Islamabad | Les exécutions de condamnés à mort ont bondi de plus de 50% dans le monde l'année dernière, atteignant leur plus haut niveau depuis 1989, s'alarme mercredi l'organisation de défense des droits de l'Homme Amnistie Internationale.
Dans son rapport annuel sur la peine de mort, l'ONG chiffre à «au moins 1 634» le nombre d'exécutions dans le monde en 2015, soit une hausse de 54% par rapport à 2014. Ces exécutions, recensées dans 25 pays, sont concentrées à 89% dans trois d'entre eux: l'Iran avec au moins 977 exécutions, le Pakistan avec 326 et l'Arabie saoudite avec au moins 158. Viennent ensuite les États-Unis (28).
Comme d'habitude, les chiffres d'Amnistie n'englobent pas la Chine où ces statistiques sont classées secret d'État. Mais selon l'ONG, ce pays, où « des milliers » de personnes seraient exécutées chaque année, « reste le premier bourreau mondial».
«La hausse que nous avons observée l'année dernière est profondément inquiétante. Le nombre des exécutions judiciaires en 2015 a été le plus élevé de ces 25 dernières années », a dénoncé Salil Shetty, secrétaire général d'Amnistie, dans un communiqué.
«L'Iran, le Pakistan et l'Arabie saoudite ont fait exécuter un nombre impressionnant de condamnés à mort, à l'issue bien souvent de procès d'une iniquité flagrante. Ce massacre doit cesser », a-t-il demandé.
Depuis l'accord historique sur le nucléaire conclu en juillet, l'Iran est engagé dans « d'intenses efforts diplomatiques » avec les grandes puissances occidentales, mais « les droits de l'Homme ont été complètement laissés de côté », a regretté auprès de l'AFP James Lynch, directeur adjoint pour le Moyen-Orient et l'Afrique du Nord.
Le Pakistan est critiqué pour avoir levé le moratoire sur la peine capitale en vigueur depuis 2008 en réaction à l'attaque perpétrée par des talibans dans une école de Peshawar en décembre 2014.
Mercredi, trois condamnés pour meurtre, dont deux frères, y ont encore été pendus.
«Le recours à la peine de mort rend notre société plus brutale, mais ne sert absolument à rien quand il s'agit de dissuader les terroristes», a affirmé Sarah Belal, dirigeante de l'ONG Justice Project Pakistan, qui milite contre la peine de mort. Selon elle, moins de 6% des suppliciés avaient été condamnés pour des faits de terrorisme.

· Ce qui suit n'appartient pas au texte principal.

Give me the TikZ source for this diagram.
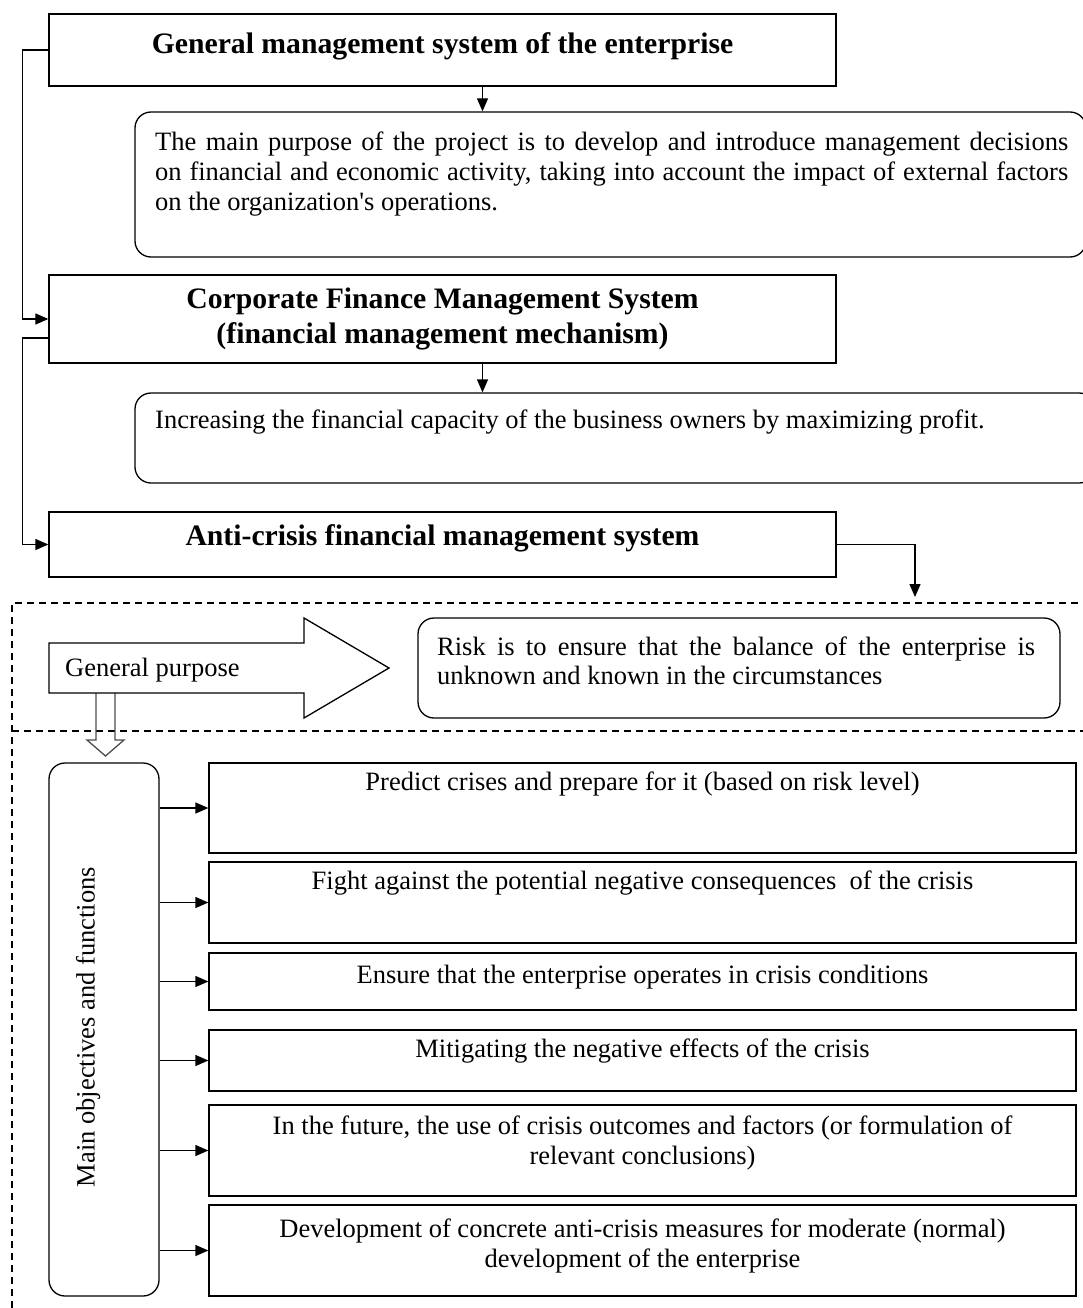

Les failles du système judiciaire pakistanais sont illustrées par l'exécution d'au moins deux condamnés mineurs au moment des faits, souligne Amnistie.
Quant à l'Arabie Saoudite, environ la moitié des personnes exécutées depuis le milieu des années 1980 sont des étrangers, a précisé James Lynch. « Ce sont généralement des travailleurs migrants (...) qui ne parlent pas l'arabe et ont encore moins de chance d'avoir un procès équitable.»
«Heureusement, les États qui procèdent à des exécutions sont minoritaires et de plus en plus isolés. Les autres ont pour la plupart renoncé à la peine capitale et, en 2015, quatre nouveaux pays ont complètement retiré ce châtiment barbare de leur législation », s'est toutefois réjoui Salil Shetty.
L'année dernière, la République du Congo, les îles Fidji, Madagascar et le Surinam ont aboli la peine capitale, si bien que le monde compte maintenant une majorité d'États abolitionnistes (102), relève Amnistie. L'organisation comptabilise un total de 140 pays abolitionnistes dans leur législation ou dans les faits, c'est-à-dire ceux qui n'ont pas procédé à des exécutions au cours des dix dernières années.
«Malgré l'augmentation choquante des exécutions en Iran, au Pakistan et en Arabie saoudite, la tendance mondiale sur le long terme est à l'abolition », souligne Amnistie, rappelant que lorsque l'organisation a commencé à faire campagne contre la peine capitale en 1977, seuls 16 pays l'avaient abolie.
Pour ce qui est des condamnations à mort en 2015, Amnistie en a recensé « au moins 1.998 dans 61 pays », soit beaucoup moins qu'en 2014 (au moins 2.466 dans 55 pays). «Mais cette diminution est en partie due aux difficultés rencontrées par Amnistie pour confirmer les données dans plusieurs pays, dont l'Iran et l'Arabie saoudite», regrette l'organisation.
Ces condamnations sont par exemple prononcées pour meurtre, affaires de drogue, adultère, viol, apostasie, kidnapping, insultes au prophète de l'Islam ou encore pour des infractions liées au terrorisme, énumère l'organisation.
Selon Amnistie, au moins 20.292 personnes étaient dans le couloir de la mort à la fin de l'année dernière.